Instructions to follow » Quote every line as written. Omit pictures.

Stored data »
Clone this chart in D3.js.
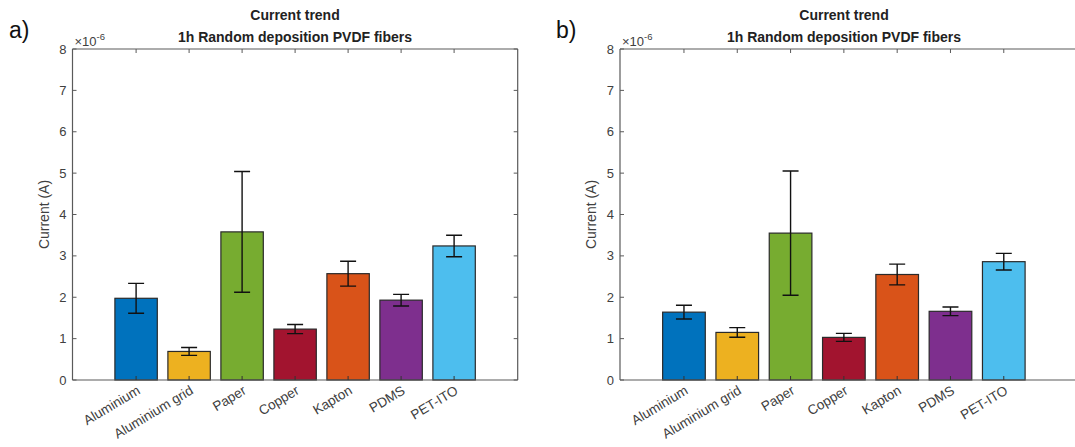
<!DOCTYPE html>
<html><head><meta charset="utf-8">
<script src="https://cdn.jsdelivr.net/npm/d3@7"></script>
<style>
body{margin:0;background:#fff;}
svg{display:block;font-family:"Liberation Sans",Arial,sans-serif;}
</style></head>
<body><svg id="c" width="1075" height="447"></svg>
<script>
const categories = ["Aluminium","Aluminium grid","Paper","Copper","Kapton","PDMS","PET-ITO"];
const colors = ["#0072BD","#EDB120","#77AC30","#A2142F","#D95319","#7E2F8E","#4DBEEE"];
const valuesA = [1.975,0.69,3.58,1.23,2.57,1.93,3.24];
const errorsA = [0.36,0.095,1.46,0.11,0.30,0.14,0.26];
const valuesB = [1.64,1.15,3.55,1.03,2.55,1.66,2.86];
const errorsB = [0.165,0.115,1.50,0.097,0.25,0.105,0.20];
const yTicks = [0,1,2,3,4,5,6,7,8];
const title1 = "Current trend";
const title2 = "1h Random deposition PVDF fibers";

const svg = d3.select("#c");
const axisCol = "#5a5a5a", textCol = "#404040";

function panel(opts){
  const g = svg.append("g");
  const x = d3.scaleLinear().domain(opts.xdom).range([opts.left, opts.right]);
  const y = d3.scaleLinear().domain([0,8]).range([380,49]);
  const bw = x(0.8) - x(0);
  g.selectAll("rect.bar").data(opts.values).enter().append("rect")
    .attr("x",(d,i)=>x(i+1)-bw/2).attr("width",bw)
    .attr("y",d=>y(d)).attr("height",d=>y(0)-y(d))
    .attr("fill",(d,i)=>colors[i]).attr("stroke","#2a2a2a").attr("stroke-width",1.2);
  const rEdge = opts.right;
  g.append("path").attr("d",`M${opts.left},${y(8)}H${rEdge}M${opts.left},${y(0)}H${rEdge}M${opts.left},${y(0)}V${y(8)}` + (opts.rightLine?`M${rEdge},${y(0)}V${y(8)}`:""))
    .attr("stroke",axisCol).attr("stroke-width",1.2).attr("fill","none");
  yTicks.forEach(t=>{
    g.append("line").attr("x1",opts.left).attr("x2",opts.left+4).attr("y1",y(t)).attr("y2",y(t)).attr("stroke",axisCol);
    if(opts.rightLine) g.append("line").attr("x1",rEdge).attr("x2",rEdge-4).attr("y1",y(t)).attr("y2",y(t)).attr("stroke",axisCol);
    g.append("text").attr("x",opts.left-6).attr("y",y(t)+4.5).attr("text-anchor","end")
      .attr("font-size",13).attr("fill",textCol).text(t);
  });
  categories.forEach((c,i)=>{
    const xx = x(i+1);
    g.append("line").attr("x1",xx).attr("x2",xx).attr("y1",y(0)).attr("y2",y(0)-4).attr("stroke","#333");
    g.append("line").attr("x1",xx).attr("x2",xx).attr("y1",y(8)).attr("y2",y(8)+4).attr("stroke",axisCol);
    g.append("text").attr("transform",`translate(${xx+5},${y(0)+13}) rotate(-31)`)
      .attr("text-anchor","end").attr("font-size",13.5).attr("fill",textCol).text(c);
  });
  opts.values.forEach((v,i)=>{
    const e = opts.errors[i], xx = x(i+1), cw = 8;
    g.append("path").attr("d",`M${xx},${y(v-e)}V${y(v+e)}M${xx-cw},${y(v+e)}H${xx+cw}M${xx-cw},${y(v-e)}H${xx+cw}`)
      .attr("stroke","#111").attr("stroke-width",1.4).attr("fill","none");
  });
  const ex = g.append("text").attr("x",opts.left+2).attr("y",45.5).attr("font-size",13).attr("fill",textCol);
  ex.append("tspan").text("×10");
  ex.append("tspan").attr("dy",-6).attr("font-size",9.5).text("-6");
  g.append("text").attr("transform",`translate(${opts.left-24},${(y(0)+y(8))/2}) rotate(-90)`)
    .attr("text-anchor","middle").attr("font-size",14).attr("fill",textCol).text("Current (A)");
  const cx = opts.titleX;
  g.append("text").attr("x",cx).attr("y",20).attr("text-anchor","middle").attr("font-size",14).attr("font-weight","bold").attr("fill","#222").text(title1);
  g.append("text").attr("x",cx).attr("y",42).attr("text-anchor","middle").attr("font-size",14).attr("font-weight","bold").attr("fill","#222").text(title2);
  g.append("text").attr("x",opts.letterX).attr("y",38).attr("font-size",23).attr("fill","#111").text(opts.letter);
}

panel({left:72.5,right:517.7,xdom:[-0.2,8.2],values:valuesA,errors:errorsA,rightLine:true,titleX:295,letter:"a)",letterX:9});
panel({left:620,right:1080,xdom:[-0.2,8.43],values:valuesB,errors:errorsB,rightLine:false,titleX:844,letter:"b)",letterX:556});
</script></body></html>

Solution to this exercise »
Clone this chart in D3.js.
<!DOCTYPE html>
<html><head><meta charset="utf-8">
<script src="https://cdn.jsdelivr.net/npm/d3@7"></script>
<style>
body{margin:0;background:#fff;}
svg{display:block;font-family:"Liberation Sans",Arial,sans-serif;}
</style></head>
<body><svg id="c" width="1075" height="447"></svg>
<script>
const categories = ["Aluminium","Aluminium grid","Paper","Copper","Kapton","PDMS","PET-ITO"];
const colors = ["#0072BD","#EDB120","#77AC30","#A2142F","#D95319","#7E2F8E","#4DBEEE"];
const valuesA = [1.975,0.69,3.58,1.23,2.57,1.93,3.24];
const errorsA = [0.36,0.095,1.46,0.11,0.30,0.14,0.26];
const valuesB = [1.64,1.15,3.55,1.03,2.55,1.66,2.86];
const errorsB = [0.165,0.115,1.50,0.097,0.25,0.105,0.20];
const yTicks = [0,1,2,3,4,5,6,7,8];
const title1 = "Current trend";
const title2 = "1h Random deposition PVDF fibers";

const svg = d3.select("#c");
const axisCol = "#5a5a5a", textCol = "#404040";

function panel(opts){
  const g = svg.append("g");
  const x = d3.scaleLinear().domain(opts.xdom).range([opts.left, opts.right]);
  const y = d3.scaleLinear().domain([0,8]).range([380,49]);
  const bw = x(0.8) - x(0);
  g.selectAll("rect.bar").data(opts.values).enter().append("rect")
    .attr("x",(d,i)=>x(i+1)-bw/2).attr("width",bw)
    .attr("y",d=>y(d)).attr("height",d=>y(0)-y(d))
    .attr("fill",(d,i)=>colors[i]).attr("stroke","#2a2a2a").attr("stroke-width",1.2);
  const rEdge = opts.right;
  g.append("path").attr("d",`M${opts.left},${y(8)}H${rEdge}M${opts.left},${y(0)}H${rEdge}M${opts.left},${y(0)}V${y(8)}` + (opts.rightLine?`M${rEdge},${y(0)}V${y(8)}`:""))
    .attr("stroke",axisCol).attr("stroke-width",1.2).attr("fill","none");
  yTicks.forEach(t=>{
    g.append("line").attr("x1",opts.left).attr("x2",opts.left+4).attr("y1",y(t)).attr("y2",y(t)).attr("stroke",axisCol);
    if(opts.rightLine) g.append("line").attr("x1",rEdge).attr("x2",rEdge-4).attr("y1",y(t)).attr("y2",y(t)).attr("stroke",axisCol);
    g.append("text").attr("x",opts.left-6).attr("y",y(t)+4.5).attr("text-anchor","end")
      .attr("font-size",13).attr("fill",textCol).text(t);
  });
  categories.forEach((c,i)=>{
    const xx = x(i+1);
    g.append("line").attr("x1",xx).attr("x2",xx).attr("y1",y(0)).attr("y2",y(0)-4).attr("stroke","#333");
    g.append("line").attr("x1",xx).attr("x2",xx).attr("y1",y(8)).attr("y2",y(8)+4).attr("stroke",axisCol);
    g.append("text").attr("transform",`translate(${xx+5},${y(0)+13}) rotate(-31)`)
      .attr("text-anchor","end").attr("font-size",13.5).attr("fill",textCol).text(c);
  });
  opts.values.forEach((v,i)=>{
    const e = opts.errors[i], xx = x(i+1), cw = 8;
    g.append("path").attr("d",`M${xx},${y(v-e)}V${y(v+e)}M${xx-cw},${y(v+e)}H${xx+cw}M${xx-cw},${y(v-e)}H${xx+cw}`)
      .attr("stroke","#111").attr("stroke-width",1.4).attr("fill","none");
  });
  const ex = g.append("text").attr("x",opts.left+2).attr("y",45.5).attr("font-size",13).attr("fill",textCol);
  ex.append("tspan").text("×10");
  ex.append("tspan").attr("dy",-6).attr("font-size",9.5).text("-6");
  g.append("text").attr("transform",`translate(${opts.left-24},${(y(0)+y(8))/2}) rotate(-90)`)
    .attr("text-anchor","middle").attr("font-size",14).attr("fill",textCol).text("Current (A)");
  const cx = opts.titleX;
  g.append("text").attr("x",cx).attr("y",20).attr("text-anchor","middle").attr("font-size",14).attr("font-weight","bold").attr("fill","#222").text(title1);
  g.append("text").attr("x",cx).attr("y",42).attr("text-anchor","middle").attr("font-size",14).attr("font-weight","bold").attr("fill","#222").text(title2);
  g.append("text").attr("x",opts.letterX).attr("y",38).attr("font-size",23).attr("fill","#111").text(opts.letter);
}

panel({left:72.5,right:517.7,xdom:[-0.2,8.2],values:valuesA,errors:errorsA,rightLine:true,titleX:295,letter:"a)",letterX:9});
panel({left:620,right:1080,xdom:[-0.2,8.43],values:valuesB,errors:errorsB,rightLine:false,titleX:844,letter:"b)",letterX:556});
</script></body></html>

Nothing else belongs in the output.